[THE PROBLEM]:
What are the lines from the one with "Clone this chart in seaborn and matplotlib." through the one with "import seaborn as sns", inclusive? Output them exactly, and leave out the pictures.

• • •

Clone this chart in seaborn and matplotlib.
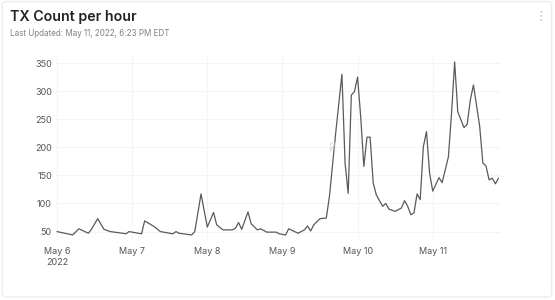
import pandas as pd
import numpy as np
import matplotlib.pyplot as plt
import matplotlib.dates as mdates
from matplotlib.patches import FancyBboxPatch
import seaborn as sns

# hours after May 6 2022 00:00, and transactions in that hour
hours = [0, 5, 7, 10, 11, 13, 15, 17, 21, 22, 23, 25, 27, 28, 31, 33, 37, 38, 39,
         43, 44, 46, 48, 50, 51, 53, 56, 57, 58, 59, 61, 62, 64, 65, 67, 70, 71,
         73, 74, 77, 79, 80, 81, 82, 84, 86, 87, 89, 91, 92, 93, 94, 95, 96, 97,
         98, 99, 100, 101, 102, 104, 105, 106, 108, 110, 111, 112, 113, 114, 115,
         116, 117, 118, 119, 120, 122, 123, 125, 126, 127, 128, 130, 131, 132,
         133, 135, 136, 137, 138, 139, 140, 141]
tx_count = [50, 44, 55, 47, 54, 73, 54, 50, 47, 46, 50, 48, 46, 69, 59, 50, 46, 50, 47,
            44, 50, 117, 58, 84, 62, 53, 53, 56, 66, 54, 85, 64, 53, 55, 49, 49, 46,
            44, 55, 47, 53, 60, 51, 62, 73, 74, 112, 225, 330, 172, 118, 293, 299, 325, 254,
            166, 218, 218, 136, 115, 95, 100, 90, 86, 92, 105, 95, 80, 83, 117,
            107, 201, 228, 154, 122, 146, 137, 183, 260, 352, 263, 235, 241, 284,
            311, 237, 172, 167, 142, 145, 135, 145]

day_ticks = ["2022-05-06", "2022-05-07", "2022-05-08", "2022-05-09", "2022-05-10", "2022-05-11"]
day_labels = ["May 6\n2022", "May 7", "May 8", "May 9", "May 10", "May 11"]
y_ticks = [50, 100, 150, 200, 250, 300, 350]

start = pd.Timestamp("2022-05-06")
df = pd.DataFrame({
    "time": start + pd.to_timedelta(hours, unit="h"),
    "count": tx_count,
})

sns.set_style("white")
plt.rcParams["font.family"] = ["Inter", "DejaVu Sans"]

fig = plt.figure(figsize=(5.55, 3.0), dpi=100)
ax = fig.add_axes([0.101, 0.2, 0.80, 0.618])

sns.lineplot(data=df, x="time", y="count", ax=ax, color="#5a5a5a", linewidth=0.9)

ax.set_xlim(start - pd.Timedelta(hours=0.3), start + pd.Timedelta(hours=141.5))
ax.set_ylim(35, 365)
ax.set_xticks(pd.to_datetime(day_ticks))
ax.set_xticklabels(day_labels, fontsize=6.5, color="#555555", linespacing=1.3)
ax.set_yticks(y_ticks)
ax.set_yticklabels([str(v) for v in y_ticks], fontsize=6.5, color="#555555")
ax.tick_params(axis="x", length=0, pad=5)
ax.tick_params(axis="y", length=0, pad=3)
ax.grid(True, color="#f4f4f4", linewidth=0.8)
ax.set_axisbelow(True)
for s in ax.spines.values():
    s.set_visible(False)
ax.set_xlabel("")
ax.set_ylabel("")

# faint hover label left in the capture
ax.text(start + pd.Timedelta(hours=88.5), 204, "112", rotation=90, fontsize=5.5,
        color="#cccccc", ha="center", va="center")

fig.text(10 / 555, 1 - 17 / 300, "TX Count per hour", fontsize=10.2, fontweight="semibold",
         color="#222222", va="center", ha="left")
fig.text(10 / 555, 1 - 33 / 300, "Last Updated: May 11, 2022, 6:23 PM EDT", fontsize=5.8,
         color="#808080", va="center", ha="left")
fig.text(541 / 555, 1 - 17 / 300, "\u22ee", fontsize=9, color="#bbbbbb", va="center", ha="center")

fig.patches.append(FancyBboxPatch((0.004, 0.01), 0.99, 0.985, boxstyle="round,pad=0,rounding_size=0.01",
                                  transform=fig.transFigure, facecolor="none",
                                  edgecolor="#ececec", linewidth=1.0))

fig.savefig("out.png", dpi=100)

• • •

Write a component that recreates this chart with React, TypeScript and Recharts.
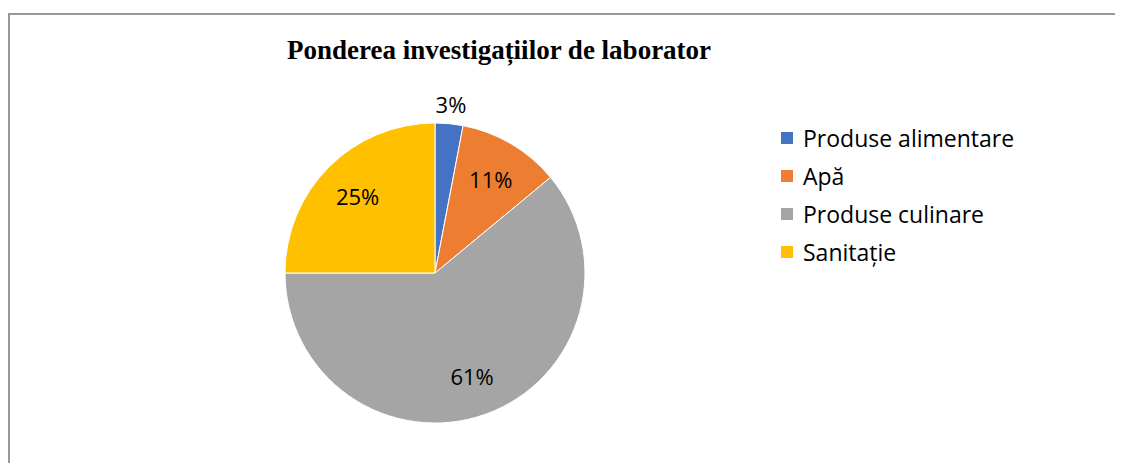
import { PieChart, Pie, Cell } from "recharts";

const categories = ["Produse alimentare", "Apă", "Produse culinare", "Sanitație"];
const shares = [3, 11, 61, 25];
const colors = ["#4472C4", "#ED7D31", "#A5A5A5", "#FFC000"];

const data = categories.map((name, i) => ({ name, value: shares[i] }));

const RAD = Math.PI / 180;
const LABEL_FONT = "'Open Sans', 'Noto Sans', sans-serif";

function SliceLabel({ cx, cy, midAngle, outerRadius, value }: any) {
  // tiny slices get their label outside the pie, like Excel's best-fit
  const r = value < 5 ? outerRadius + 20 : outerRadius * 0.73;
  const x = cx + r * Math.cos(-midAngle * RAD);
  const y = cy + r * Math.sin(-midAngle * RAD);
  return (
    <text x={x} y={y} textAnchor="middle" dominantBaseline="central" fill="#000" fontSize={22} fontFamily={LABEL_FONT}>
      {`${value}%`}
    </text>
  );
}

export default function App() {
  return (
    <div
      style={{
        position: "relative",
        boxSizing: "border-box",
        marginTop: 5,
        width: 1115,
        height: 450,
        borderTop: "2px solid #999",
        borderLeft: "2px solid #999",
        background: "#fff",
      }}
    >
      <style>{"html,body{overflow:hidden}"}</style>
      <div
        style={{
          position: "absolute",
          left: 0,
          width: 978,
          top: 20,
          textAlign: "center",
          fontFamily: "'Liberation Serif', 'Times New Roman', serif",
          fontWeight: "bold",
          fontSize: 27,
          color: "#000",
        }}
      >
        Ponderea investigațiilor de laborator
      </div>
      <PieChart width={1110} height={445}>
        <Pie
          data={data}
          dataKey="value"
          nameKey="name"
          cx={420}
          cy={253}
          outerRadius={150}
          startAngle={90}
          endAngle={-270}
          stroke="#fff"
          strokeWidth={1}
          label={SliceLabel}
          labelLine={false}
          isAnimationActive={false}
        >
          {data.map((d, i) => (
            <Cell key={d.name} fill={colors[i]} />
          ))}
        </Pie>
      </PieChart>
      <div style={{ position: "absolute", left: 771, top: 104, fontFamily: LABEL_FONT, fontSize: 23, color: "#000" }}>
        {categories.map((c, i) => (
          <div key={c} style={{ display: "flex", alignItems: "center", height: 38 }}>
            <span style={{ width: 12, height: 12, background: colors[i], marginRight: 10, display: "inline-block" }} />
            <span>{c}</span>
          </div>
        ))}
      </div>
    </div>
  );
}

• • •

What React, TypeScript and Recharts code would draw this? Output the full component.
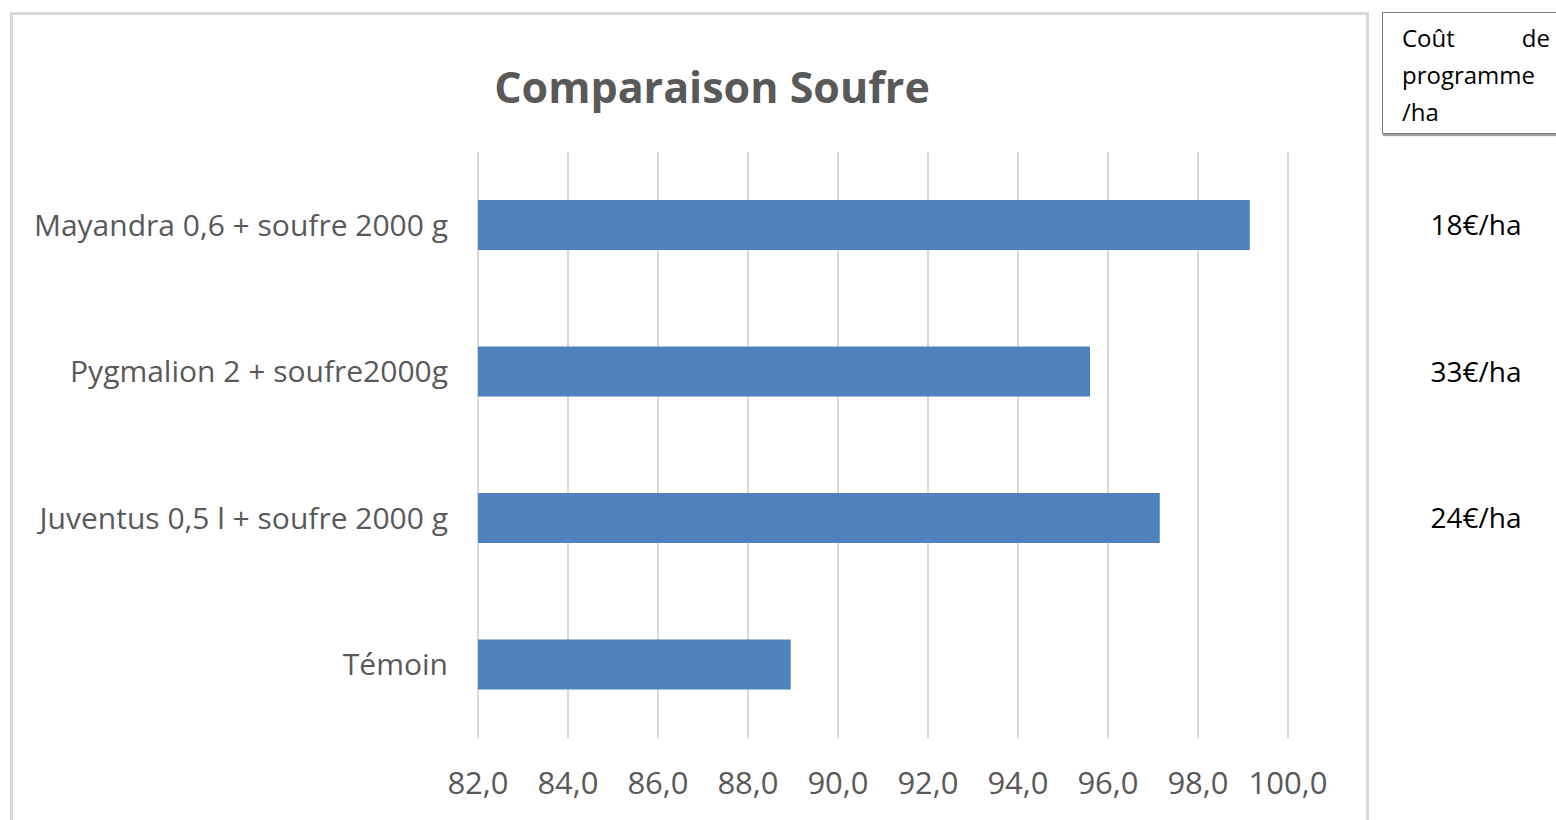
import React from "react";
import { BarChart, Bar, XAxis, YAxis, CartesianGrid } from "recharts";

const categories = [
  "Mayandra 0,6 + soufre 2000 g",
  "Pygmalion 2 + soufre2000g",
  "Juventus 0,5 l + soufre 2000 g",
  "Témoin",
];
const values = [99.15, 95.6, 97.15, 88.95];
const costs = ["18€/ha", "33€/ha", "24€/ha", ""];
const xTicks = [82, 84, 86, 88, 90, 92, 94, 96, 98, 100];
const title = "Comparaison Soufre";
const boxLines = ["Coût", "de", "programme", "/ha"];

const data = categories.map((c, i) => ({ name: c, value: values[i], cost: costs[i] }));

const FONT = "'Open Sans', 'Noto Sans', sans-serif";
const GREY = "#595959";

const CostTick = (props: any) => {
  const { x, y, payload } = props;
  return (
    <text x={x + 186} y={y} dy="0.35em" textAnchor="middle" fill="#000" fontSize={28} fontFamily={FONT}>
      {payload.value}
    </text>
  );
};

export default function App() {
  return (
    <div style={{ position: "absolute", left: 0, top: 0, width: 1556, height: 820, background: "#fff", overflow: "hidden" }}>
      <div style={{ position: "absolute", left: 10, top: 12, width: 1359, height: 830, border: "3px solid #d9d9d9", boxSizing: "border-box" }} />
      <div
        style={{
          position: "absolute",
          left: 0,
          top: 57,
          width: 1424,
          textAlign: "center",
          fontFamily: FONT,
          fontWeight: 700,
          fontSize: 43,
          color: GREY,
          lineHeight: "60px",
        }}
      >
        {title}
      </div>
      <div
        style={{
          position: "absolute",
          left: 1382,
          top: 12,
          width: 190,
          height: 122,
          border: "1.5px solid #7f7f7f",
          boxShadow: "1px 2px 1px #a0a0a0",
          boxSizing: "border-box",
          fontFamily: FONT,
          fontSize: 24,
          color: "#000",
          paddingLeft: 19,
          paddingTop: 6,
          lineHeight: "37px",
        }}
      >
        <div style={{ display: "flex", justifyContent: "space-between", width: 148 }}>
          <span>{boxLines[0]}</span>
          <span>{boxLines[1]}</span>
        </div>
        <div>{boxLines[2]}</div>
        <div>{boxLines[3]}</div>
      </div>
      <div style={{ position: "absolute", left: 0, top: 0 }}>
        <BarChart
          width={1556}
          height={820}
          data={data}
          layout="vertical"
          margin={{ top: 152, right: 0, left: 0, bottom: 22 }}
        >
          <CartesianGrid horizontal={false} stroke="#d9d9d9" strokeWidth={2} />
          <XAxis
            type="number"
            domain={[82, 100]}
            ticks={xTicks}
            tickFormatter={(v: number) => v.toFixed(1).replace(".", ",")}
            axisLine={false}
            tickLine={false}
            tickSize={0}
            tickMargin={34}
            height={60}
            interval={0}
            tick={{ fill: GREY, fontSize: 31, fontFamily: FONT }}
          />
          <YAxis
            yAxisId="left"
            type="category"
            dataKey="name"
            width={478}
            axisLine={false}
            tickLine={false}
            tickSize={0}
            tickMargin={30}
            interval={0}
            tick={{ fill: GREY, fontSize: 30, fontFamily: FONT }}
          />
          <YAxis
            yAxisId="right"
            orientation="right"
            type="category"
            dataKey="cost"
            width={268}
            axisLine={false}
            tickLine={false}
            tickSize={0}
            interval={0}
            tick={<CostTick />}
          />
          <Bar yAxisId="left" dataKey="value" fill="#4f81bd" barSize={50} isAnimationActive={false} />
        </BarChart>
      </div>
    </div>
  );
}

• • •

[EXPECTED ANSWER]:
Clone this chart in seaborn and matplotlib.
import pandas as pd
import numpy as np
import matplotlib.pyplot as plt
import matplotlib.dates as mdates
from matplotlib.patches import FancyBboxPatch
import seaborn as sns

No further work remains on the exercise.